According to Ribera, one of these "limits" that cannot be crossed is the setting of regulated wholesale prices, which "must be set based on supply and demand." Therefore, neither "setting maximum or minimum prices," nor dodging "marginal prices in the wholesale market." Nor can “access to the wholesale market” in any power generation technology be prohibited. "Whether we like it or not, we need to respect current European law."
However, the vice president affirmed that the Spanish executive will fight a "political battle" in Brussels to achieve mechanisms with which to reduce the electricity bill to consumers, even at the expense of corporate profits. In this context, she spoke of her government's proposed National Sustainability Fund and the mechanisms which have been approved to reduce the windfall profits enjoyed by the major energy companies. Both measures have just begun their passage through Congress.

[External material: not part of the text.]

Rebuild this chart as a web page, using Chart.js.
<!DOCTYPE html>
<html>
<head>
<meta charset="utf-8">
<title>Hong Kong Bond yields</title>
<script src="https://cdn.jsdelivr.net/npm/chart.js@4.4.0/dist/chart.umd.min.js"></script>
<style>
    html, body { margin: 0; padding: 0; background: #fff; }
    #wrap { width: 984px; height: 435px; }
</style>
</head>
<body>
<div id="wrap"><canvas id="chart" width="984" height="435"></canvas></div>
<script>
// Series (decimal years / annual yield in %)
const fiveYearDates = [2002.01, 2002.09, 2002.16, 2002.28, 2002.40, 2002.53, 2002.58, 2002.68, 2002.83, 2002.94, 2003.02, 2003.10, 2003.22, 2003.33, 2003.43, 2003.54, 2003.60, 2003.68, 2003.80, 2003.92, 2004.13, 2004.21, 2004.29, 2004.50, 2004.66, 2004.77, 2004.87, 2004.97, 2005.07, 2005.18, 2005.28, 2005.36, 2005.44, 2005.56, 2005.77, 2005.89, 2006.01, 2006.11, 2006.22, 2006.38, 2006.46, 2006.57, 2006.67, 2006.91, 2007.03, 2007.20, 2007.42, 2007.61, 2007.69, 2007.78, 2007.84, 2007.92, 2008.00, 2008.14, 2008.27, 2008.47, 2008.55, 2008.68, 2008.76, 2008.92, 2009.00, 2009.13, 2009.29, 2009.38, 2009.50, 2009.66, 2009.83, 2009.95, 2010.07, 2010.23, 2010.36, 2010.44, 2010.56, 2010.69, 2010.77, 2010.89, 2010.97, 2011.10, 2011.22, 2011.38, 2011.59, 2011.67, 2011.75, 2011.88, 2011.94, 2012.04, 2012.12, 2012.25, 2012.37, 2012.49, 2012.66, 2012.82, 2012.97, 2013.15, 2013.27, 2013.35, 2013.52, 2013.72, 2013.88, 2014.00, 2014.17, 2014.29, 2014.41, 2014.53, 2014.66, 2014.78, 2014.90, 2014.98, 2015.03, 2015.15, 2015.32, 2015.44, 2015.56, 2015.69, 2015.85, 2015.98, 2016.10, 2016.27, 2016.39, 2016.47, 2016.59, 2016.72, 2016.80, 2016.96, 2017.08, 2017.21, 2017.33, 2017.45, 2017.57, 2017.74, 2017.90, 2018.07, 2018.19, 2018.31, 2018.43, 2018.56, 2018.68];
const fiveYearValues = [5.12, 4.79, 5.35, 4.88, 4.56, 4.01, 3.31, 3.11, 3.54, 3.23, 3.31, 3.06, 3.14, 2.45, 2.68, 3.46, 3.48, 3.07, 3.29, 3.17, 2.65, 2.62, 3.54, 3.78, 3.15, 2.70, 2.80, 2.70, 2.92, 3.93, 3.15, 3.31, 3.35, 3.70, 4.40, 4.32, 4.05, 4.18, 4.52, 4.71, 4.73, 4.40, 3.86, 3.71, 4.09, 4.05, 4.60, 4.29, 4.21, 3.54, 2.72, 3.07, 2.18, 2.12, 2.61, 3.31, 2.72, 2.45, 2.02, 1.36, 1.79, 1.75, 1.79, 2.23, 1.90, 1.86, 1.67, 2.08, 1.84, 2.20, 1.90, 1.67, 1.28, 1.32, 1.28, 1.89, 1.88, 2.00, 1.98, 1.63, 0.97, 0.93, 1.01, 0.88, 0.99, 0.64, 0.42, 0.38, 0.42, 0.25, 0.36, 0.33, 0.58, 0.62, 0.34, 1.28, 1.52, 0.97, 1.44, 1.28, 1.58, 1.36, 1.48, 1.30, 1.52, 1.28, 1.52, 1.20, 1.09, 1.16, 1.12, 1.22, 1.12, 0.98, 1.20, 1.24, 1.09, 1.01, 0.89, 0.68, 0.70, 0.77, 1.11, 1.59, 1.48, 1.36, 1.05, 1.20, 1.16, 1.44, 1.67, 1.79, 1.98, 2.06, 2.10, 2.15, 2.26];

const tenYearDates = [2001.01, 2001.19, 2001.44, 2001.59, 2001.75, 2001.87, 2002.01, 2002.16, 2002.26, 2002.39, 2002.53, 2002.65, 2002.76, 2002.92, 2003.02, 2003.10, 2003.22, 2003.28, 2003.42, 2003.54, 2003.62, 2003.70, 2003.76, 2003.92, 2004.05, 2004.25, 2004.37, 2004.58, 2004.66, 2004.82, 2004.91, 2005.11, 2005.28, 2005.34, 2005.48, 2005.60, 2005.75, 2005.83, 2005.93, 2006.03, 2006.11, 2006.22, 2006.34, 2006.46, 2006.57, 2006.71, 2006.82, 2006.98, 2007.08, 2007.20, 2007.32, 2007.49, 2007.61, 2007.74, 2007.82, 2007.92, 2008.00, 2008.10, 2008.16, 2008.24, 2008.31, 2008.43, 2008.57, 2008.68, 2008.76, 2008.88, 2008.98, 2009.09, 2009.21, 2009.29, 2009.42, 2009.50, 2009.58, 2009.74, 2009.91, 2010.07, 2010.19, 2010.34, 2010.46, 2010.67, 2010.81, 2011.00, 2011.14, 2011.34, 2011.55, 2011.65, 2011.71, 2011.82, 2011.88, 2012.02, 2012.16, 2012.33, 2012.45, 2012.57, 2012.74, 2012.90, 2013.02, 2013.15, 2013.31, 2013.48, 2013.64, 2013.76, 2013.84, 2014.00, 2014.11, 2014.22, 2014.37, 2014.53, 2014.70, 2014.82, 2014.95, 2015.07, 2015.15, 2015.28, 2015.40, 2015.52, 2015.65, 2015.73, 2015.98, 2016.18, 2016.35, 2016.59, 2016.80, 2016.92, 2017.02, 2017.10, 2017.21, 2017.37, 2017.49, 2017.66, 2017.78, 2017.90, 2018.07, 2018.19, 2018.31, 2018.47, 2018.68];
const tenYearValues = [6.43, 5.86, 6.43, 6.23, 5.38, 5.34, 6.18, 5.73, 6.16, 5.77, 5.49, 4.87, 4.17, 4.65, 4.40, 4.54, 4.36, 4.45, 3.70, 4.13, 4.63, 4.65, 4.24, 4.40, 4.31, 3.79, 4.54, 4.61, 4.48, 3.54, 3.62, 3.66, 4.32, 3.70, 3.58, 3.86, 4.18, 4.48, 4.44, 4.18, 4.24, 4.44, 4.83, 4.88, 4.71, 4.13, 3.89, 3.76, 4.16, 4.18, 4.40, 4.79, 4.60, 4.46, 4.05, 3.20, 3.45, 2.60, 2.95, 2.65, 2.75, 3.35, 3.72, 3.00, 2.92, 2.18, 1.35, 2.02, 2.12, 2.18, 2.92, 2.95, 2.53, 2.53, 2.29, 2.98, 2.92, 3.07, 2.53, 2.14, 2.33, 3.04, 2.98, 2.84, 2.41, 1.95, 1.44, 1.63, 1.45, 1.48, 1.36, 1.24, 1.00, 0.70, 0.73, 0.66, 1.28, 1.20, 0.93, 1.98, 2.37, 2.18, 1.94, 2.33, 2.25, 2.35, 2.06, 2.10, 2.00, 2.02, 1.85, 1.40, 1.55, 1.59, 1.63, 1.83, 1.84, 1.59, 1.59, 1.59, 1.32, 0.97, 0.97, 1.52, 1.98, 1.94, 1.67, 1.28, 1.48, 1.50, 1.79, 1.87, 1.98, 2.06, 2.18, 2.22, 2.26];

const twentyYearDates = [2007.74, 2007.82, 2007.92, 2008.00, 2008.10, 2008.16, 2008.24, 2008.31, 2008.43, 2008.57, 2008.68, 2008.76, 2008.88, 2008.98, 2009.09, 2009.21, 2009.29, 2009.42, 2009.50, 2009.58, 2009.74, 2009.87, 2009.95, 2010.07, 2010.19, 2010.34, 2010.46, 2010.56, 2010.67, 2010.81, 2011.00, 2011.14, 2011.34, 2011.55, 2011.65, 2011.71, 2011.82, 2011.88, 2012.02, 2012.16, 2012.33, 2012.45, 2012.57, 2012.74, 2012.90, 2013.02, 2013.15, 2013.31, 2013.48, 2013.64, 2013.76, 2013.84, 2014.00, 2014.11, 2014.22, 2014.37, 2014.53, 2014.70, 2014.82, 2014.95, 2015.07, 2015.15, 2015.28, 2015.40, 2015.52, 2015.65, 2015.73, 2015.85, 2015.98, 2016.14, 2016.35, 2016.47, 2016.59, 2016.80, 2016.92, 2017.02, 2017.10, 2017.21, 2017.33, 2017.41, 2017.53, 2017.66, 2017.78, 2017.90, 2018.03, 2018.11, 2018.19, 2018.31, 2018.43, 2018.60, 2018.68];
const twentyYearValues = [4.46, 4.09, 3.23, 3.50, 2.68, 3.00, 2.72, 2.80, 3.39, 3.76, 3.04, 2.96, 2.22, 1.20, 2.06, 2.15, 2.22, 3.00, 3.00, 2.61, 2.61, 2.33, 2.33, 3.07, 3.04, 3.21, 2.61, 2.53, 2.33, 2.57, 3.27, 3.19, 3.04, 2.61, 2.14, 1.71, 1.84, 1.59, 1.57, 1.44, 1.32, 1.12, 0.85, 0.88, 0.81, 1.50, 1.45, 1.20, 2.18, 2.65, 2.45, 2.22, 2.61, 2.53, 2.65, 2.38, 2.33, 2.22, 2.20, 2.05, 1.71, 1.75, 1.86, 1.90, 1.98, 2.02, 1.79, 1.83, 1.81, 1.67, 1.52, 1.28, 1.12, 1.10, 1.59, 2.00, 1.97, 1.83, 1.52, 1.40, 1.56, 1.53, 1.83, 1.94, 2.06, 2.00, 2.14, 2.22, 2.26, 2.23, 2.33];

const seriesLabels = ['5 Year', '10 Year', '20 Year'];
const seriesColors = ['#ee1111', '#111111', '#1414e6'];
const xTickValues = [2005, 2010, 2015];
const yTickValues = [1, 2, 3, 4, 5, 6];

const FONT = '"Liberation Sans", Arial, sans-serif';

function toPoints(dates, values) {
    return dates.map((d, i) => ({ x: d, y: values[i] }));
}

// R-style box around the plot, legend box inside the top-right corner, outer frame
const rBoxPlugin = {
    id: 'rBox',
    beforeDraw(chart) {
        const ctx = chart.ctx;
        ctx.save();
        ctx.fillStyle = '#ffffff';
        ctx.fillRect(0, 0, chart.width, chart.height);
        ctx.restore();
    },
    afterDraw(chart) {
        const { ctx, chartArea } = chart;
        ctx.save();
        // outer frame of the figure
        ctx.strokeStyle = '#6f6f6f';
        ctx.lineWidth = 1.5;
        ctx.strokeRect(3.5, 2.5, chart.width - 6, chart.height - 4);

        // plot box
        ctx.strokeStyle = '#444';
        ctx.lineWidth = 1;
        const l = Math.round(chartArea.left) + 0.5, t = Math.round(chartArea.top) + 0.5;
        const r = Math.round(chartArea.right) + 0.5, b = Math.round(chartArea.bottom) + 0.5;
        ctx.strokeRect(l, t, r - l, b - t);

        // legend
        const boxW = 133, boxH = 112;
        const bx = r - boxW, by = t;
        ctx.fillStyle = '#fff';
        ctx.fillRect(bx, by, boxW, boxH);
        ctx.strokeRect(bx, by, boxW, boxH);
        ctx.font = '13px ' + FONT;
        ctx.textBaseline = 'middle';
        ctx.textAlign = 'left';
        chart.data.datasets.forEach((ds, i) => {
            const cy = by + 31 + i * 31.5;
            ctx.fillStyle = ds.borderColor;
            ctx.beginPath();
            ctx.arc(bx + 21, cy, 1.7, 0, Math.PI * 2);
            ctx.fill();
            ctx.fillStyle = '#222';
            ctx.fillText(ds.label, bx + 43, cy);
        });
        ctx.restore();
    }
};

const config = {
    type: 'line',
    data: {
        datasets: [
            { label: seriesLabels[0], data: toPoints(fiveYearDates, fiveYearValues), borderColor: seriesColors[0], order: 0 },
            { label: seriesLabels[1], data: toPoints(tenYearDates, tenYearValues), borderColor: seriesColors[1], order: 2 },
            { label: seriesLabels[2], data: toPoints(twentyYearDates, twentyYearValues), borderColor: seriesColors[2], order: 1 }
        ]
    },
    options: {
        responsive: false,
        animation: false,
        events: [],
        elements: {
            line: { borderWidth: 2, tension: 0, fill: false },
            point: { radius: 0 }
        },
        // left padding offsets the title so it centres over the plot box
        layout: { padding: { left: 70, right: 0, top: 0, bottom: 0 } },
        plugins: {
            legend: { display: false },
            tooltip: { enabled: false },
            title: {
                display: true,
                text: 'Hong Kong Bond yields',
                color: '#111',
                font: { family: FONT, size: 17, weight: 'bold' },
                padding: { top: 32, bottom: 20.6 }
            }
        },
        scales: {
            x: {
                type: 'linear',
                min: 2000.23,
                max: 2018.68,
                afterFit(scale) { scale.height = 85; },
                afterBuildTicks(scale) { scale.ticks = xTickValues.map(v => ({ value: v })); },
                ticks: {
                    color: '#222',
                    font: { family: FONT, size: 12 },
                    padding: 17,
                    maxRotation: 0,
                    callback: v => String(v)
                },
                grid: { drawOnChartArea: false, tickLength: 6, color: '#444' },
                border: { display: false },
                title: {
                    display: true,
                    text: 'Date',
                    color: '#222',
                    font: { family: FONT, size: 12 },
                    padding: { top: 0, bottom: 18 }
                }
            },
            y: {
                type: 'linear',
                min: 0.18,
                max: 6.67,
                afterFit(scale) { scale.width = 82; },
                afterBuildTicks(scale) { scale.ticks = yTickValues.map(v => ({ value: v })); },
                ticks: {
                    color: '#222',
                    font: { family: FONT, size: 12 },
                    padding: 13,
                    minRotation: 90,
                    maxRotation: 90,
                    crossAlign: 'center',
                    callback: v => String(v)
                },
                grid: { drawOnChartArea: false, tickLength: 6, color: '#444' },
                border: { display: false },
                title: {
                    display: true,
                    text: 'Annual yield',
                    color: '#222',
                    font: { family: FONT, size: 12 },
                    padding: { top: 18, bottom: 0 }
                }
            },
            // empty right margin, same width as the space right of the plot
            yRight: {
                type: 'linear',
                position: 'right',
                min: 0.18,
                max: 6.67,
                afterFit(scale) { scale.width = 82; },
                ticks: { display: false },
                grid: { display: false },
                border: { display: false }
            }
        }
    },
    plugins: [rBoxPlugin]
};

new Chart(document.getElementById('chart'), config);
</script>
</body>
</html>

At the same time, the minister also stated that the Spanish executive sees with "concern" the "difficulties" which many people have in taking advantage of the reduction of the costs of renewable energy, but said that the reasons for the increase go "beyond" the rise in wholesale prices and respond to factors such as rising gas prices. These are issues, she recalled, in which the Spanish government has no room for manoeuvre.
As for the situation of the country's hydro dam reservoirs, which electricity companies have been accused of draining dry in order to take advantage of the high windfall profits they can currently make, Ribera stated that the companies are acting within the margins allowed by the contracts: '"the scandalous reduction in water volumes" - practically 70% in six weeks - is compatible with these clauses. In any case, she noted that this reservoir emptying "is unreasonable" and has generated "enormous social concern."
Lastly, she reminded the electricity companies that with this action "they have not shown any social empathy" which is a factor that "affects the stock exchange". "I trust that this behaviour will be corrected, notwithstanding the fact that the government is taking relevant decisions and working on the implementation of Article 55 of the Water Act," to "put order" and prevent "undesirable" actions.